Pennsylvania Secretary of Health Dr. Rachel Levine approved a recommendation from the state medical marijuana advisory board to allow the sale of whole-plant cannabis (dry leaf and flower) for medical purposes in Pennsylvania at an April 16, 2018 Harrisburg news conference. Previously, Pennsylvania permitted only the sale of oils, extracts, pills, and tinctures. Dry leaf, which requires no processing and is easier and cheaper to produce, will be available in dispensaries later this summer, according to Dr. Levine. This new development should reduce the cost of treatment and increase access to patients who have been facing shortages since dispensaries opened in February.

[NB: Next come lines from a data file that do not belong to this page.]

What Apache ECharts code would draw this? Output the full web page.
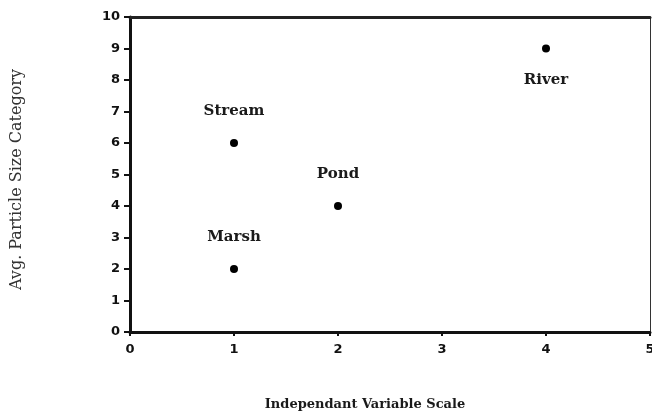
<!DOCTYPE html>
<html><head><meta charset="utf-8">
<script src="https://cdn.jsdelivr.net/npm/echarts@6/dist/echarts.min.js"></script>
<style>html,body{margin:0;padding:0;background:#fff}#c{width:652px;height:416px}</style>
</head><body><div id="c"></div>
<script>
const names = ["Stream", "Marsh", "Pond", "River"];
const xValues = [1, 1, 2, 4];
const yValues = [6, 2, 4, 9];
const labelPos = ["top", "top", "top", "bottom"];
const xTitle = "Independant Variable Scale";
const yTitle = "Avg. Particle Size Category";

const chart = echarts.init(document.getElementById('c'), null, {renderer: 'canvas'});
const tickFont = {fontFamily: 'DejaVu Sans', fontWeight: 'bold', fontSize: 13, color: '#111'};
const data = names.map((n, i) => ({
  value: [xValues[i], yValues[i]],
  name: n,
  label: {position: labelPos[i]}
}));
chart.setOption({
  animation: false,
  grid: {left: 130, top: 17, right: 2, bottom: 84, outerBoundsMode: 'none', containLabel: false},
  xAxis: [{
    type: 'value', min: 0, max: 5, interval: 1,
    axisLine: {onZero: false, lineStyle: {color: '#111', width: 3}},
    axisTick: {show: true, length: 4, lineStyle: {color: '#111', width: 2}},
    axisLabel: Object.assign({margin: 11}, tickFont),
    splitLine: {show: false},
    name: xTitle, nameLocation: 'middle', nameGap: 66,
    nameTextStyle: {fontFamily: 'DejaVu Serif', fontWeight: 'bold', fontSize: 13, color: '#1a1a1a', padding: [0, 50, 0, 0]}
  }, {
    type: 'value', position: 'top', min: 0, max: 5,
    axisLine: {show: true, onZero: false, lineStyle: {color: '#222', width: 3}},
    axisTick: {show: false}, axisLabel: {show: false}, splitLine: {show: false}
  }],
  yAxis: [{
    type: 'value', min: 0, max: 10, interval: 1,
    axisLine: {onZero: false, lineStyle: {color: '#111', width: 3}},
    axisTick: {show: true, length: 6, lineStyle: {color: '#111', width: 2}},
    axisLabel: Object.assign({margin: 10}, tickFont),
    splitLine: {show: false},
    name: yTitle, nameLocation: 'middle', nameGap: 105, nameRotate: 90,
    nameTextStyle: {fontFamily: 'DejaVu Serif', fontSize: 16, color: '#333', padding: [0, 10, 0, 0]}
  }, {
    type: 'value', position: 'right', min: 0, max: 10,
    axisLine: {show: true, onZero: false, lineStyle: {color: '#333', width: 1}},
    axisTick: {show: false}, axisLabel: {show: false}, splitLine: {show: false}
  }],
  series: [{
    type: 'scatter',
    data: data,
    symbolSize: 8,
    itemStyle: {color: '#000', opacity: 1},
    label: {
      show: true, formatter: '{b}', distance: 20,
      fontFamily: 'DejaVu Serif', fontWeight: 'bold', fontSize: 15, color: '#1a1a1a'
    }
  }]
});
</script>
</body></html>
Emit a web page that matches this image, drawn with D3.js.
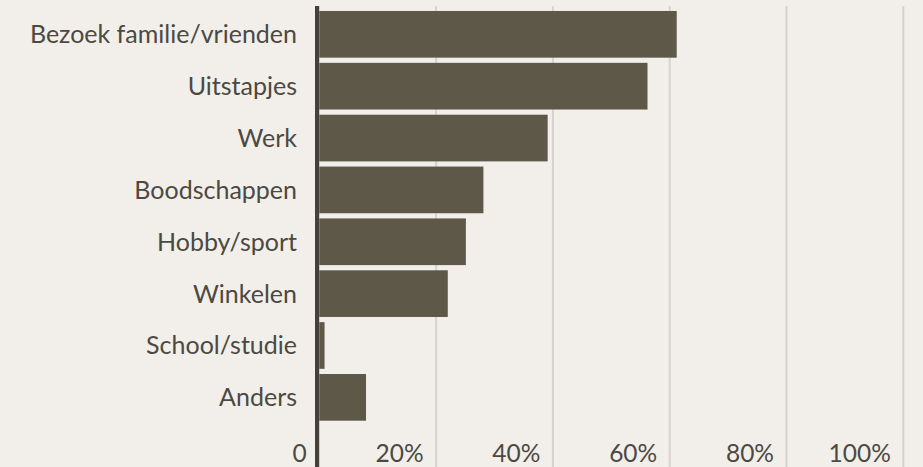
<!DOCTYPE html>
<html>
<head>
<meta charset="utf-8">
<title>Reisdoelen</title>
<script src="https://cdn.jsdelivr.net/npm/d3@7"></script>
<style>
  html, body { margin: 0; padding: 0; background: #f2efea; }
  svg { display: block; }
  text { font-family: Lato, "Open Sans", sans-serif; fill: #4c4942; }
</style>
</head>
<body>
<svg width="923" height="467"></svg>
<script>

var categories = ["Bezoek familie/vrienden", "Uitstapjes", "Werk", "Boodschappen",
                  "Hobby/sport", "Winkelen", "School/studie", "Anders"];
var values = [61.2, 56.2, 39.1, 28.1, 25.1, 22.0, 0.9, 8.0];
var ticks = [0, 20, 40, 60, 80, 100];
var tickLabels = ["0", "20%", "40%", "60%", "80%", "100%"];

var svg = d3.select("svg"),
    width = +svg.attr("width"),
    height = +svg.attr("height");

var x = d3.scaleLinear().domain([0, 100]).range([319.3, 903.3]);

var y = d3.scaleBand()
    .domain(categories)
    .range([8.4, 8.4 + 8 * 51.86])
    .paddingInner(0.1)
    .paddingOuter(0.05);

var data = categories.map(function(c, i) { return { cat: c, value: values[i] }; });

// gridlines
svg.append("g")
    .selectAll("line")
    .data(ticks.slice(1))
    .enter().append("line")
    .attr("x1", function(d) { return x(d); })
    .attr("x2", function(d) { return x(d); })
    .attr("y1", 6)
    .attr("y2", height)
    .attr("stroke", "#d6d3ce")
    .attr("stroke-width", 2);

// bars
svg.append("g")
    .selectAll("rect")
    .data(data)
    .enter().append("rect")
    .attr("x", x(0))
    .attr("y", function(d) { return y(d.cat); })
    .attr("width", function(d) { return x(d.value) - x(0); })
    .attr("height", y.bandwidth())
    .attr("fill", "#5e5848");

// axis line
svg.append("line")
    .attr("x1", x(0) - 2.2)
    .attr("x2", x(0) - 2.2)
    .attr("y1", 6)
    .attr("y2", height)
    .attr("stroke", "#45413a")
    .attr("stroke-width", 4.2);

// category labels
svg.append("g")
    .selectAll("text")
    .data(data)
    .enter().append("text")
    .attr("x", 297)
    .attr("y", function(d) { return y(d.cat) + y.bandwidth() / 2; })
    .attr("dy", "0.36em")
    .attr("text-anchor", "end")
    .attr("font-size", 25)
    .text(function(d) { return d.cat; });

// tick labels
svg.append("g")
    .selectAll("text")
    .data(ticks)
    .enter().append("text")
    .attr("x", function(d) { return x(d) - 12.5; })
    .attr("y", 462)
    .attr("text-anchor", "end")
    .attr("font-size", 24.5)
    .text(function(d, i) { return tickLabels[i]; });

</script>
</body>
</html>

Pennsylvania law still forbids patients from smoking or consuming marijuana in edible form and prohibits dispensaries from selling pipes, bongs, and rolling papers, permitting the sale of dry leaf medical marijuana only for vaporization through vaporizers and other devices.
Dr. Levine also accepted the board’s recommendation to approve the use of medical marijuana to treat opioid addiction, terminal illness, neurodegenerative diseases, and dyskinetic and spastic movement disorders, expanding the list of qualifying medical conditions from 17 to 21. Pennsylvania will become the second state (following New Jersey’s lead) to permit medical marijuana to be used as a replacement therapy for opioids. The Pennsylvania Department of Health names the opioid crisis the worst public health crisis in the state, and earlier this year Governor Tom Wolf declared the opioid epidemic a statewide disaster emergency.
Another change will permit physicians who prescribe cannabis to opt out of the public registry (although they will still be required to register with the state), a decision Dr. Levine hopes will encourage more physicians to participate in the program. Some doctors have been reluctant to have their names published out of fear of federal prosecution. Although the Pennsylvania medical marijuana law has been in place since April 2016 and 29 states and Washington D.C. have legalized medical marijuana, the federal government prohibits all forms of the drug. Critics say eliminating the public registry will prevent patient access to medical marijuana.
Proponents say these new developments will reduce the costs of medical marijuana both for suppliers and patients, expand treatment options for patients (especially those suffering from opioid withdrawal), raise physician participation, and increase patient access to medical marijuana.